Dans le fond, si la vision des Etats-Unis pour l’évolution de la région s’assimile à la confirmation du scénario irakien, on ne peut que redouter le pire. Contrairement à ce que beaucoup affirment, l’Irak n’est pas engagé dans un processus pleinement démocratique aujourd’hui. C’est plutôt la communautarisation de ce pays qui est au rendez-vous pour l’heure, du fait notamment de la déliquescence du pouvoir central irakien. Et cette tendance, si elle se confirme politiquement, n’épargnera pas le reste de la région.

C’est pourquoi il reste intéressant et inquiétant à la fois de constater que la vision américaine de la démocratie s’exerce pleinement dans le seul cadre des communautés : des chiites désignent leurs leaders, des sunnites font de même, et ainsi de suite avec les Kurdes, les Turcomans ou encore les assyro-chaldéens. Cette même tendance existe d’ailleurs au Liban, pays dont le terreau reste originellement beaucoup plus favorable aux réflexes communautaires.

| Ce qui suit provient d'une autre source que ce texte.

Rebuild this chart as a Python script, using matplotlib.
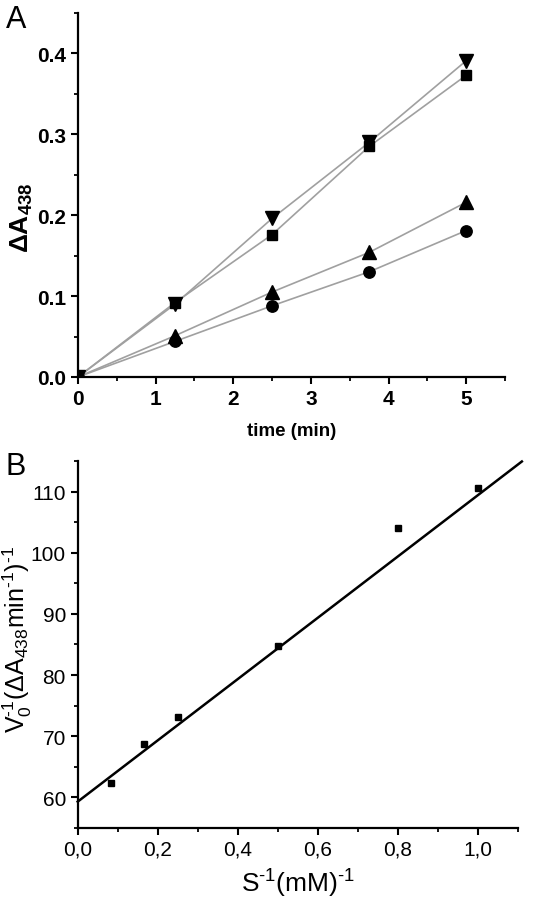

Alors, que faut-il pressentir dans le projet de Grand Moyen-Orient ? Si les évolutions moyen-orientales contemporaines découlent réellement de ce projet, autant ne pas se voiler la face et parler très franchement d’un Sykes-Picot 2. Avec ce que cela implique de conséquences néfastes pour une région dans les lourds et prégnants contentieux historico-religieux se combinent avec une particularité socio-communautaire : les zones pétrolifères les plus importantes y sont rarement habitées par les ressortissants de plusieurs communautés.